* **EXCERPTED DATA**

## Begin

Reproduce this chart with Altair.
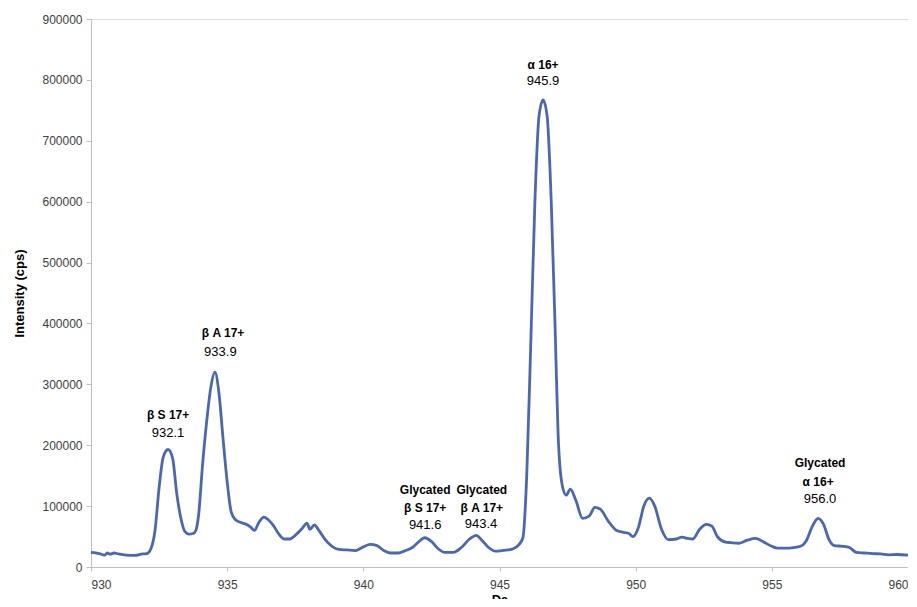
import altair as alt
import pandas as pd

# Spectrum trace (Da, intensity in cps)
da = [930.0, 930.3, 930.5, 930.6, 930.7, 930.85, 931.0, 931.3, 931.6, 931.9,
      932.05, 932.2, 932.35, 932.5, 932.65, 932.83, 933.0, 933.15, 933.3, 933.45,
      933.6, 933.75, 933.85, 933.95, 934.1, 934.25, 934.4, 934.55, 934.7, 934.85,
      935.0, 935.15, 935.3, 935.5, 935.7, 935.85, 936.0, 936.15, 936.35, 936.5,
      936.7, 936.9, 937.1, 937.3, 937.5, 937.75, 937.93, 938.04, 938.2, 938.4,
      938.6, 938.85, 939.1, 939.4, 939.7, 940.0, 940.25, 940.5, 940.75, 941.0,
      941.3, 941.5, 941.8, 942.05, 942.25, 942.5, 942.75, 943.0, 943.3, 943.6,
      943.9, 944.15, 944.35, 944.6, 944.85, 945.1, 945.3, 945.5, 945.7, 945.86,
      946.0, 946.15, 946.3, 946.45, 946.6, 946.75, 946.9, 947.05, 947.15, 947.3,
      947.45, 947.6, 947.8, 948.05, 948.3, 948.5, 948.7, 949.0, 949.3, 949.55,
      949.75, 949.9, 950.1, 950.3, 950.5, 950.7, 950.95, 951.2, 951.5, 951.7,
      951.9, 952.1, 952.35, 952.6, 952.8, 953.0, 953.3, 953.5, 953.8, 954.1,
      954.4, 954.7, 955.0, 955.2, 955.5, 955.8, 956.05, 956.25, 956.5, 956.7,
      956.9, 957.1, 957.3, 957.6, 957.85, 958.1, 958.4, 958.7, 959.0, 959.3,
      959.6, 960.0]
intensity = [24000, 22000, 19500, 23000, 21000, 23000, 21500, 19500, 19000, 21500,
             22000, 30000, 60000, 130000, 180000, 193000, 178000, 120000, 80000, 58000,
             54000, 55000, 60000, 85000, 170000, 240000, 295000, 320000, 285000, 210000,
             140000, 90000, 78000, 73000, 70000, 66000, 60000, 72000, 82000, 78000,
             68000, 54000, 46000, 46000, 52000, 63000, 72000, 62000, 69000, 58000,
             45000, 34000, 29000, 28000, 27000, 33000, 37000, 35000, 27000, 23000,
             23000, 26000, 32000, 42000, 48000, 42000, 30000, 24000, 24000, 32000,
             46000, 52000, 44000, 32000, 26000, 27000, 28000, 30000, 36000, 48000,
             150000, 370000, 600000, 740000, 767000, 740000, 600000, 380000, 220000, 135000,
             118000, 128000, 110000, 80000, 84000, 98000, 95000, 75000, 60000, 57000,
             55000, 50000, 65000, 100000, 113000, 100000, 62000, 45000, 46000, 49000,
             47000, 46000, 62000, 70000, 67000, 50000, 41000, 40000, 39000, 44000,
             47000, 41000, 34000, 31000, 31000, 32000, 34000, 42000, 68000, 80000,
             70000, 45000, 35000, 34000, 32000, 24000, 23000, 22000, 21500, 20000,
             20500, 19500]

# Peak annotations
label_text = ["β S 17+", "932.1",
              "β A 17+", "933.9",
              "α 16+", "945.9",
              "Glycated", "β S 17+", "941.6",
              "Glycated", "β A 17+", "943.4",
              "Glycated", "α 16+", "956.0"]
label_x = [932.83, 932.83,
           934.85, 934.75,
           946.6, 946.6,
           942.27, 942.27, 942.27,
           944.35, 944.35, 944.32,
           956.77, 956.7, 956.77]
label_y = [249000, 220000,
           384000, 353000,
           824000, 798000,
           126400, 96900, 69000,
           126400, 96900, 70600,
           170800, 139500, 111700]
label_bold = [True, False,
              True, False,
              True, False,
              True, True, False,
              True, True, False,
              True, True, False]

spec = pd.DataFrame({"Da": da, "I": intensity})
labels = pd.DataFrame({"x": label_x, "y": label_y, "t": label_text, "b": label_bold})

xs = alt.Scale(domain=[930, 960], nice=False, zero=False)
ys = alt.Scale(domain=[0, 900000], nice=False)

line = alt.Chart(spec).mark_line(
    color="#4a67b3", strokeWidth=2.8, interpolate="monotone"
).encode(
    x=alt.X("Da:Q", scale=xs, title="Da",
            axis=alt.Axis(values=[930, 935, 940, 945, 950, 955, 960], format="d",
                          grid=False, domainColor="#bfbfbf", tickColor="#bfbfbf",
                          tickSize=4, labelColor="#404040", labelFontSize=12,
                          labelFont="Liberation Sans", labelPadding=8,
                          titleFont="Liberation Sans", titleFontSize=13,
                          titleFontWeight="bold", titleColor="#000000", titlePadding=3)),
    y=alt.Y("I:Q", scale=ys, title="Intensity (cps)",
            axis=alt.Axis(values=list(range(0, 900001, 100000)), format="d",
                          grid=False, domainColor="#bfbfbf", tickColor="#bfbfbf",
                          tickSize=5, labelColor="#404040", labelFontSize=12,
                          labelFont="Liberation Sans", labelPadding=4,
                          titleFont="Liberation Sans", titleFontSize=13,
                          titleFontWeight="bold", titleColor="#000000", titlePadding=15)),
)

bold_txt = alt.Chart(labels).transform_filter("datum.b").mark_text(
    font="Liberation Sans", fontSize=12, fontWeight="bold", color="#000000",
    align="center", baseline="middle"
).encode(x=alt.X("x:Q", scale=xs), y=alt.Y("y:Q", scale=ys), text="t:N")

norm_txt = alt.Chart(labels).transform_filter("!datum.b").mark_text(
    font="Liberation Sans", fontSize=13, color="#000000",
    align="center", baseline="middle"
).encode(x=alt.X("x:Q", scale=xs), y=alt.Y("y:Q", scale=ys), text="t:N")

chart = alt.layer(line, bold_txt, norm_txt).properties(
    width=817, height=548,
    autosize=alt.AutoSizeParams(type="none"),
    padding={"left": 83, "top": 11, "right": 0, "bottom": 32},
).configure_view(stroke=None).configure(background="#ffffff")

chart.save("out.html", embed_options={"renderer": "svg", "actions": False})
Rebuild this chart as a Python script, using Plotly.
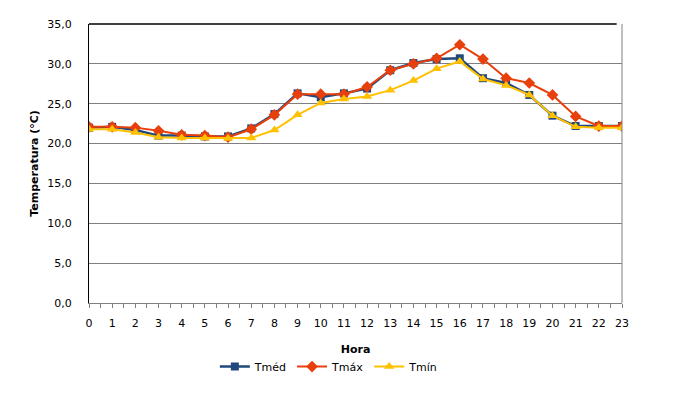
import plotly.graph_objects as go

horas = list(range(24))
tmed = [22.0, 22.1, 21.7, 21.0, 21.0, 20.9, 20.9, 21.9, 23.7, 26.3, 25.8, 26.3, 26.9,
        29.2, 30.1, 30.6, 30.7, 28.2, 27.6, 26.1, 23.5, 22.2, 22.2, 22.2]
tmax = [22.1, 22.1, 22.0, 21.6, 21.1, 21.0, 20.8, 21.8, 23.6, 26.2, 26.2, 26.2, 27.1,
        29.2, 30.0, 30.7, 32.4, 30.6, 28.2, 27.6, 26.1, 23.4, 22.2, 22.2]
tmin = [21.8, 21.8, 21.4, 20.8, 20.7, 20.7, 20.65, 20.7, 21.7, 23.6, 25.1, 25.6, 25.9,
        26.7, 27.9, 29.4, 30.3, 28.1, 27.3, 26.1, 23.5, 22.1, 22.0, 22.0]
y_ticks = [0, 5, 10, 15, 20, 25, 30, 35]

FONT = "DejaVu Sans"

fig = go.Figure()
fig.add_trace(go.Scatter(x=horas, y=tmed, name="Tméd", mode="lines+markers",
                         line=dict(color="#1F497D", width=2.5),
                         marker=dict(symbol="square", size=8, color="#1F497D")))
fig.add_trace(go.Scatter(x=horas, y=tmax, name="Tmáx", mode="lines+markers",
                         line=dict(color="#E8400C", width=2),
                         marker=dict(symbol="diamond", size=9, color="#E8400C")))
fig.add_trace(go.Scatter(x=horas, y=tmin, name="Tmín", mode="lines+markers",
                         line=dict(color="#FFC000", width=2),
                         marker=dict(symbol="triangle-up", size=9, color="#FFC000")))

fig.update_layout(
    width=670, height=399,
    margin=dict(l=81, r=56, t=10, b=104),
    paper_bgcolor="white", plot_bgcolor="white",
    font=dict(family=FONT, size=11, color="black"),
    separators=",.",
    showlegend=True,
    legend=dict(orientation="h", x=0.45, xanchor="center", y=-0.228, yanchor="middle",
                font=dict(family=FONT, size=11), itemwidth=30, tracegroupgap=0),
    xaxis=dict(range=[0, 23], tickmode="array", tickvals=horas,
               ticktext=[str(h) for h in horas],
               showgrid=False, zeroline=False,
               showline=True, linecolor="#808080", linewidth=1,
               ticks="outside", ticklen=4, tickcolor="#808080",
               minor=dict(dtick=0.5, tick0=0, ticks="outside", ticklen=4, tickcolor="#808080"),
               ticklabelstandoff=6,
               tickfont=dict(family=FONT, size=11),
               title=dict(text="<b>Hora</b>", font=dict(family=FONT, size=11), standoff=16)),
    yaxis=dict(range=[0, 35], tickmode="array", tickvals=y_ticks, tickformat=".1f",
               showgrid=True, gridcolor="#808080", gridwidth=1, zeroline=False,
               showline=True, linecolor="black", linewidth=1,
               ticks="", ticklabelstandoff=14, tickfont=dict(family=FONT, size=11),
               title=dict(text="<b>Temperatura (°C)</b>", font=dict(family=FONT, size=11),
                          standoff=6)),
    shapes=[
        dict(type="line", xref="paper", yref="paper", x0=0, x1=0.99, y0=1, y1=1,
             line=dict(color="black", width=1.5)),
        dict(type="line", xref="paper", yref="paper", x0=1, x1=1, y0=0, y1=1,
             line=dict(color="#808080", width=1)),
    ],
)

fig.write_html("out.html")
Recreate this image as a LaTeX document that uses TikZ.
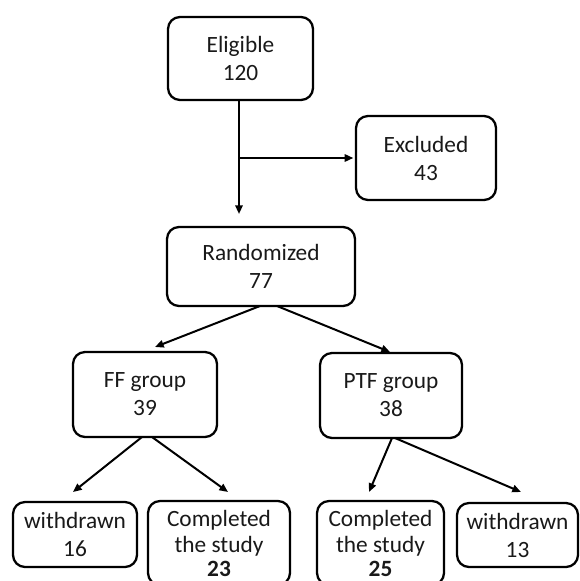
\documentclass[tikz,border=0pt]{standalone}
\usepackage{fontspec}
\setmainfont{Carlito}
\usetikzlibrary{arrows.meta}
\tikzset{
  box/.style={draw=black, line width=1.7pt, rounded corners=9pt, inner sep=0pt, outer sep=0pt,
    align=center, font=\fontsize{17.5}{21}\selectfont, text=black!90},
  tallbox/.style={box, font=\fontsize{17.5}{19.5}\selectfont},
  arr/.style={-{Triangle[length=6.5pt,width=5.5pt]}, line width=1.5pt, draw=black},
}
\begin{document}
\begin{tikzpicture}[x=0.75pt,y=-0.75pt]
\useasboundingbox (0,0) rectangle (579,581);
\fill[white] (0,0) rectangle (579,581);
\clip (0,0) rectangle (579,581);
% boxes
\node[box, minimum width=108.75pt, minimum height=62.25pt] (elig) at (240.5,58.5) {Eligible\\120};
\node[box, minimum width=105pt, minimum height=63pt] (excl) at (426,158) {Excluded\\43};
\node[box, minimum width=141pt, minimum height=59.25pt] (rand) at (261,266.5) {Randomized\\77};
\node[box, minimum width=108pt, minimum height=63.75pt] (ff) at (145,394.5) {FF group\\39};
\node[box, minimum width=106.5pt, minimum height=63.75pt] (ptf) at (391,395.5) {PTF group\\38};
\node[box, minimum width=93pt, minimum height=48.75pt] (w16) at (75,534.5) {withdrawn\\16};
\node[tallbox, minimum width=106.5pt, minimum height=63pt] (c23) at (219,543) {Completed\\the study\\[-1.5pt]\textbf{23}};
\node[tallbox, minimum width=95.25pt, minimum height=63pt] (c25) at (380.5,543) {Completed\\the study\\[-1.5pt]\textbf{25}};
\node[box, minimum width=90.75pt, minimum height=48pt] (w13) at (517.5,535) {withdrawn\\13};
% connectors
\coordinate (v1) at (239,214);
\coordinate (j) at (239,158);
\draw[line width=1.5pt] (elig.south -| v1) -- (j);
\draw[arr] (j) -- (v1);
\draw[arr, shorten >=2pt] (j) -- (excl.west);
\draw[arr] ([xshift=-0.75pt]rand.south) -- ([xshift=7.5pt,yshift=3.75pt]ff.north);
\draw[arr] ([xshift=12pt]rand.south) -- ([xshift=-0.75pt,yshift=0.75pt]ptf.north);
\draw[arr] ([xshift=-2.25pt]ff.south) -- ([xshift=-1.5pt,yshift=7.5pt]w16.north);
\draw[arr] ([xshift=5.25pt]ff.south) -- ([xshift=6.75pt,yshift=6.75pt]c23.north);
\draw[arr] ([xshift=0.75pt]ptf.south) -- ([xshift=-8.6pt,yshift=6.75pt]c25.north);
\draw[arr] ([xshift=3pt]ptf.south) -- ([xshift=2.6pt,yshift=8.25pt]w13.north);
\end{tikzpicture}
\end{document}
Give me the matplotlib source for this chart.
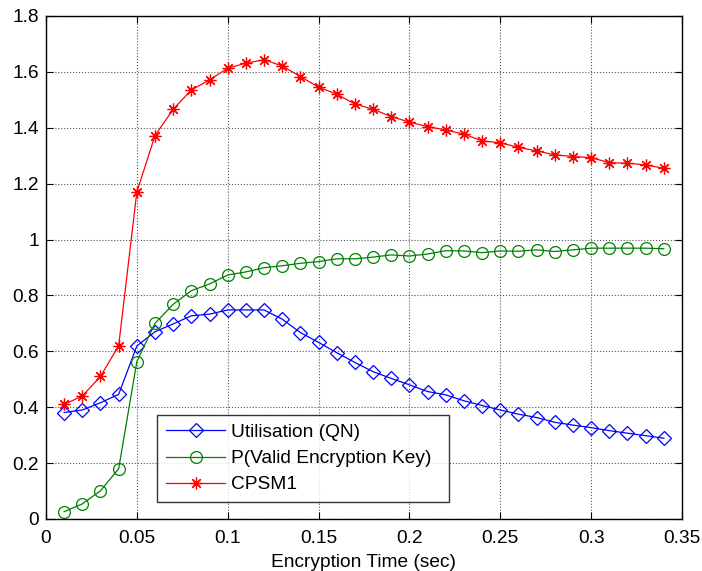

## End

* **WRITTEN TASK**
Skip all pictures. Output only the lines from the one containing "Rebuild this chart" to the one containing "import plotly.graph_objects as go", both lines included.

* **SOLUTION TO THE EXERCISE**
Rebuild this chart as a Python script, using Plotly.
import plotly.graph_objects as go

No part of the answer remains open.